• Records for processing:
begin

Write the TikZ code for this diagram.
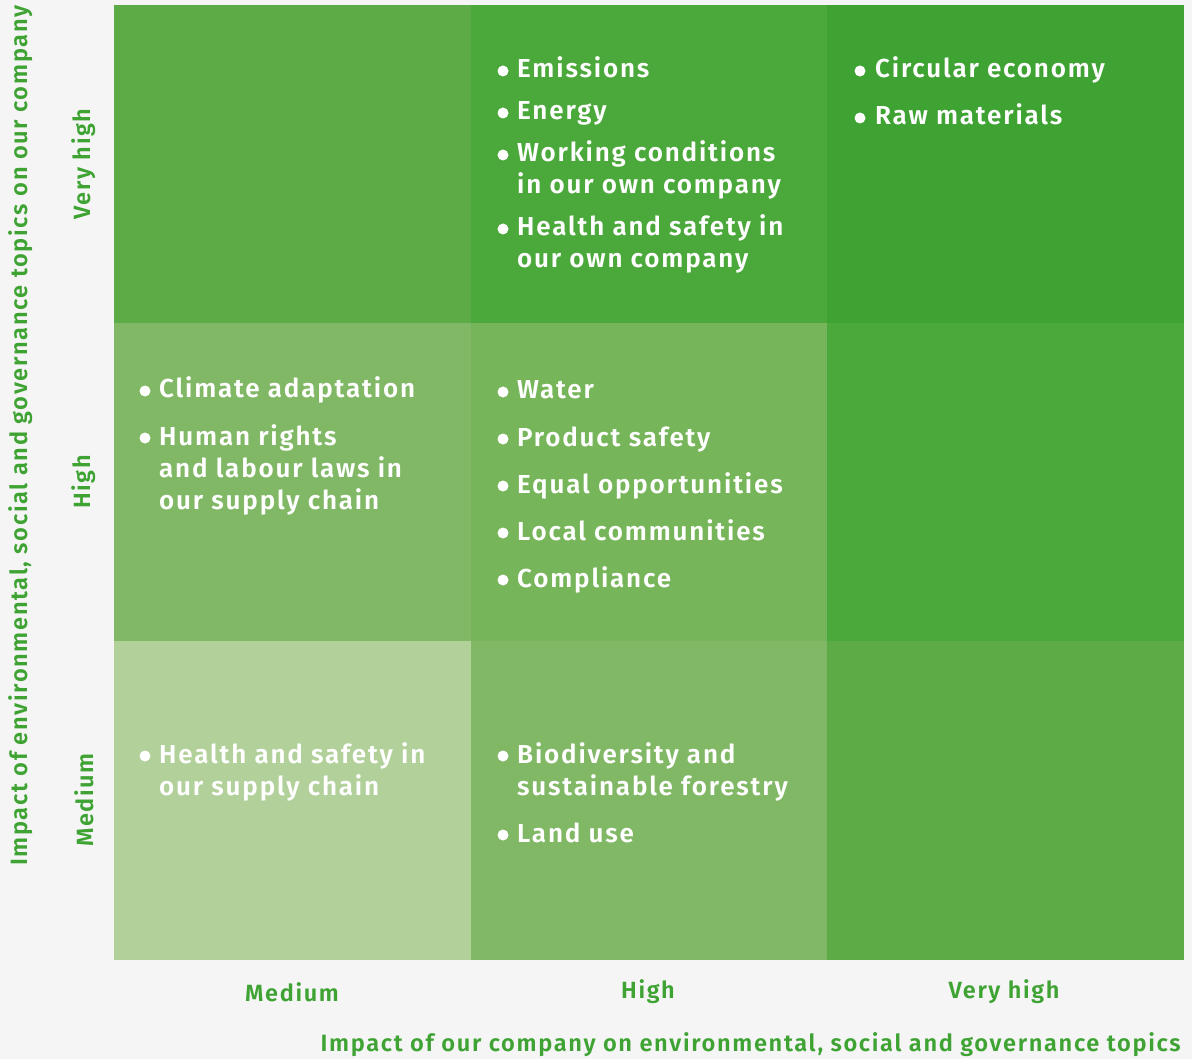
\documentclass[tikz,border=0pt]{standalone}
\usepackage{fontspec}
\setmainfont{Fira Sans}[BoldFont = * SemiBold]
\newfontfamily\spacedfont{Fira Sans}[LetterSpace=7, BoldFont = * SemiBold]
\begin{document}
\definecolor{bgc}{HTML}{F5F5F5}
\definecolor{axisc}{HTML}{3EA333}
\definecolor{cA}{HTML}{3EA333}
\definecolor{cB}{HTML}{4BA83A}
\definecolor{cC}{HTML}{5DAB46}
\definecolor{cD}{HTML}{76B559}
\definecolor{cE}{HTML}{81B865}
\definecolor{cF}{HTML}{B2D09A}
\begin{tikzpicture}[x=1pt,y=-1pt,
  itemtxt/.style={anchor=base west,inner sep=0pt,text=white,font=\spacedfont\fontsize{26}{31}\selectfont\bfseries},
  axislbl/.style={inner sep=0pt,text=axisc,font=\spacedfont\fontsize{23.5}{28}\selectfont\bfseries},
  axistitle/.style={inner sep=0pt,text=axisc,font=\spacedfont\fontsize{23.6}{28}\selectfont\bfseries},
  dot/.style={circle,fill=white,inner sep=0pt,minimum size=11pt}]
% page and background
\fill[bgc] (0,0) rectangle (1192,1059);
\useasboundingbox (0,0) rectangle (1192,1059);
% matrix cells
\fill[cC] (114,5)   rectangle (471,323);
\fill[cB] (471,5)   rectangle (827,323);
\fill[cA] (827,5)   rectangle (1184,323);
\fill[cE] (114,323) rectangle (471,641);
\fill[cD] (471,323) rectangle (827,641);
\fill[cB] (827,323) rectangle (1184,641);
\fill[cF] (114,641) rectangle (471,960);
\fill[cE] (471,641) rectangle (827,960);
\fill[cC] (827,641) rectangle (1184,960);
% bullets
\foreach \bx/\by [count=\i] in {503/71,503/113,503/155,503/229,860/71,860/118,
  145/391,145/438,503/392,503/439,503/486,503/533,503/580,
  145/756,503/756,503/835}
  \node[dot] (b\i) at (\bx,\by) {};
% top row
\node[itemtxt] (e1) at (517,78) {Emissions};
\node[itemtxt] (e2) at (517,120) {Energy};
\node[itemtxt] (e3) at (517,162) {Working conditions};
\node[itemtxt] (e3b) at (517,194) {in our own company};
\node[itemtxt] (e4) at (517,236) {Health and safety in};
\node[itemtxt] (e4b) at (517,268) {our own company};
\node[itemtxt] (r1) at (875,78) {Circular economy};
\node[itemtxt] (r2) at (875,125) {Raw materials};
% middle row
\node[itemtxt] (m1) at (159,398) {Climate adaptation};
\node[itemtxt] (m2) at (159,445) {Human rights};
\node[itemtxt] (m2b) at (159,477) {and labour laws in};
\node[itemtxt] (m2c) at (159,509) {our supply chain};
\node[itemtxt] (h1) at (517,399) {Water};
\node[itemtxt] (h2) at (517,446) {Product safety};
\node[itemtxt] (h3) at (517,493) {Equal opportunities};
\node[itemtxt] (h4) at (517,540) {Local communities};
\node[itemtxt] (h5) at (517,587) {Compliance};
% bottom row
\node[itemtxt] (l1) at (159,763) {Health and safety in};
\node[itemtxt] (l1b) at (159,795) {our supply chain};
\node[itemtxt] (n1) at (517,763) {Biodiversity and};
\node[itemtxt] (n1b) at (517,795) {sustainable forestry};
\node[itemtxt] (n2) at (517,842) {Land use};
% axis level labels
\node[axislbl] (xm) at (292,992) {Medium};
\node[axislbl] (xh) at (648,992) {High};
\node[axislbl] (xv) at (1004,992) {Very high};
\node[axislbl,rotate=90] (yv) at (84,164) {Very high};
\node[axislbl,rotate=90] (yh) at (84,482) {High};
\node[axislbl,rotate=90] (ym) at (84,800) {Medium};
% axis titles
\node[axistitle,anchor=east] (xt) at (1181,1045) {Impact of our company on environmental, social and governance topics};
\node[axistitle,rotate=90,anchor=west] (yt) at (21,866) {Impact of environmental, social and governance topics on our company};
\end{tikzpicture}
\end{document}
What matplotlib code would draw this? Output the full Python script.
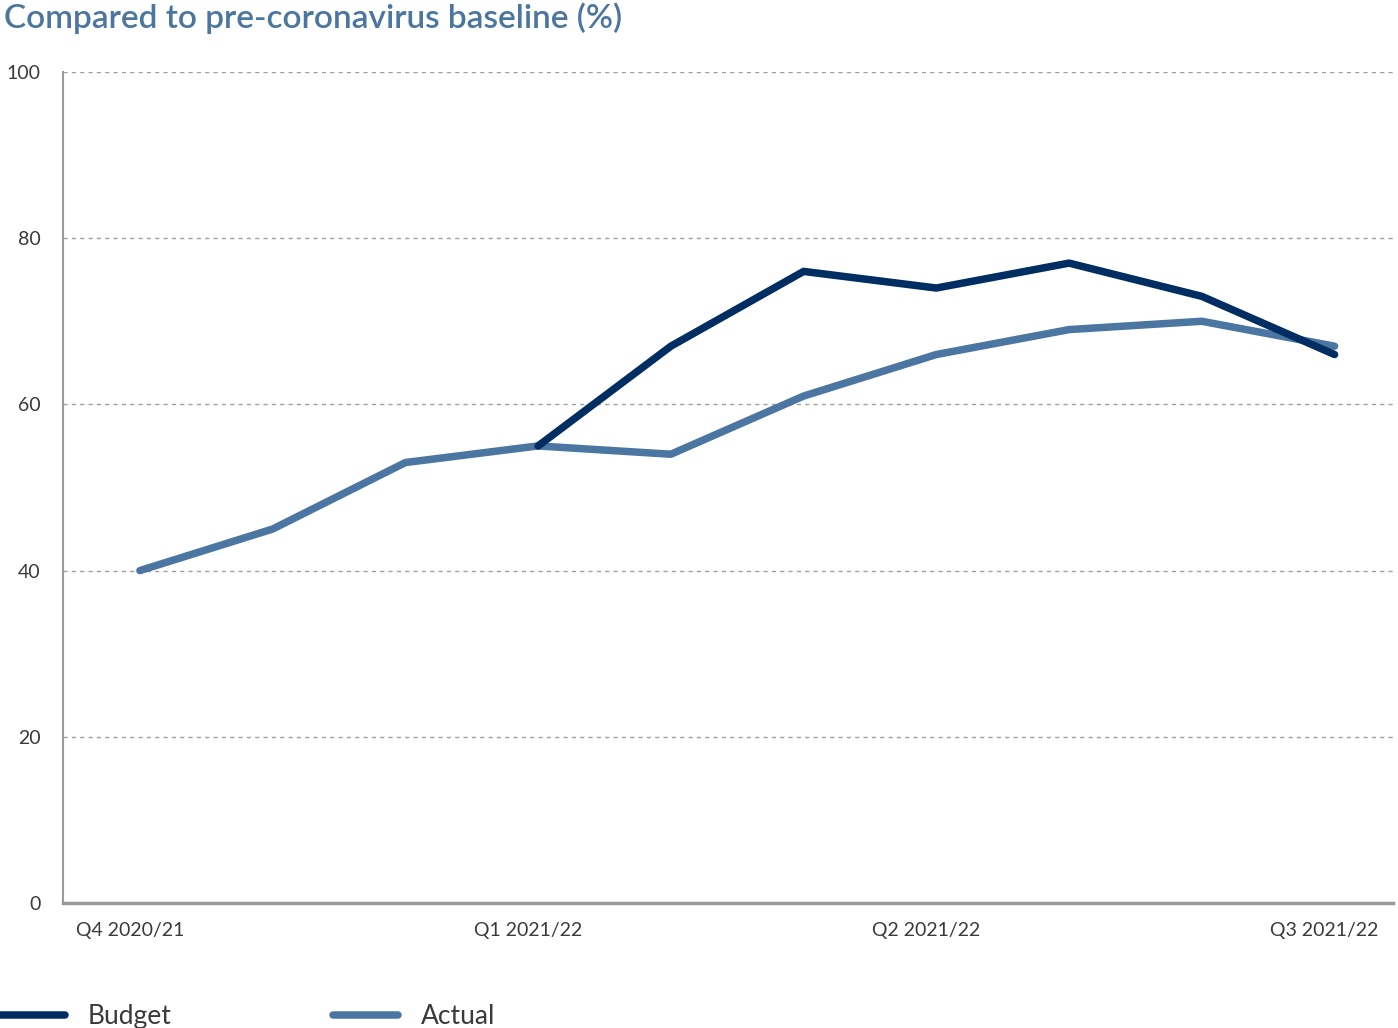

end

Return the material exactly as given, apart from the pictures.

• Full output:
Write the TikZ code for this diagram.
\documentclass[tikz,border=0pt]{standalone}
\usepackage{fontspec}
\setmainfont{Fira Sans}[BoldFont = * SemiBold]
\newfontfamily\spacedfont{Fira Sans}[LetterSpace=7, BoldFont = * SemiBold]
\begin{document}
\definecolor{bgc}{HTML}{F5F5F5}
\definecolor{axisc}{HTML}{3EA333}
\definecolor{cA}{HTML}{3EA333}
\definecolor{cB}{HTML}{4BA83A}
\definecolor{cC}{HTML}{5DAB46}
\definecolor{cD}{HTML}{76B559}
\definecolor{cE}{HTML}{81B865}
\definecolor{cF}{HTML}{B2D09A}
\begin{tikzpicture}[x=1pt,y=-1pt,
  itemtxt/.style={anchor=base west,inner sep=0pt,text=white,font=\spacedfont\fontsize{26}{31}\selectfont\bfseries},
  axislbl/.style={inner sep=0pt,text=axisc,font=\spacedfont\fontsize{23.5}{28}\selectfont\bfseries},
  axistitle/.style={inner sep=0pt,text=axisc,font=\spacedfont\fontsize{23.6}{28}\selectfont\bfseries},
  dot/.style={circle,fill=white,inner sep=0pt,minimum size=11pt}]
% page and background
\fill[bgc] (0,0) rectangle (1192,1059);
\useasboundingbox (0,0) rectangle (1192,1059);
% matrix cells
\fill[cC] (114,5)   rectangle (471,323);
\fill[cB] (471,5)   rectangle (827,323);
\fill[cA] (827,5)   rectangle (1184,323);
\fill[cE] (114,323) rectangle (471,641);
\fill[cD] (471,323) rectangle (827,641);
\fill[cB] (827,323) rectangle (1184,641);
\fill[cF] (114,641) rectangle (471,960);
\fill[cE] (471,641) rectangle (827,960);
\fill[cC] (827,641) rectangle (1184,960);
% bullets
\foreach \bx/\by [count=\i] in {503/71,503/113,503/155,503/229,860/71,860/118,
  145/391,145/438,503/392,503/439,503/486,503/533,503/580,
  145/756,503/756,503/835}
  \node[dot] (b\i) at (\bx,\by) {};
% top row
\node[itemtxt] (e1) at (517,78) {Emissions};
\node[itemtxt] (e2) at (517,120) {Energy};
\node[itemtxt] (e3) at (517,162) {Working conditions};
\node[itemtxt] (e3b) at (517,194) {in our own company};
\node[itemtxt] (e4) at (517,236) {Health and safety in};
\node[itemtxt] (e4b) at (517,268) {our own company};
\node[itemtxt] (r1) at (875,78) {Circular economy};
\node[itemtxt] (r2) at (875,125) {Raw materials};
% middle row
\node[itemtxt] (m1) at (159,398) {Climate adaptation};
\node[itemtxt] (m2) at (159,445) {Human rights};
\node[itemtxt] (m2b) at (159,477) {and labour laws in};
\node[itemtxt] (m2c) at (159,509) {our supply chain};
\node[itemtxt] (h1) at (517,399) {Water};
\node[itemtxt] (h2) at (517,446) {Product safety};
\node[itemtxt] (h3) at (517,493) {Equal opportunities};
\node[itemtxt] (h4) at (517,540) {Local communities};
\node[itemtxt] (h5) at (517,587) {Compliance};
% bottom row
\node[itemtxt] (l1) at (159,763) {Health and safety in};
\node[itemtxt] (l1b) at (159,795) {our supply chain};
\node[itemtxt] (n1) at (517,763) {Biodiversity and};
\node[itemtxt] (n1b) at (517,795) {sustainable forestry};
\node[itemtxt] (n2) at (517,842) {Land use};
% axis level labels
\node[axislbl] (xm) at (292,992) {Medium};
\node[axislbl] (xh) at (648,992) {High};
\node[axislbl] (xv) at (1004,992) {Very high};
\node[axislbl,rotate=90] (yv) at (84,164) {Very high};
\node[axislbl,rotate=90] (yh) at (84,482) {High};
\node[axislbl,rotate=90] (ym) at (84,800) {Medium};
% axis titles
\node[axistitle,anchor=east] (xt) at (1181,1045) {Impact of our company on environmental, social and governance topics};
\node[axistitle,rotate=90,anchor=west] (yt) at (21,866) {Impact of environmental, social and governance topics on our company};
\end{tikzpicture}
\end{document}
What matplotlib code would draw this? Output the full Python script.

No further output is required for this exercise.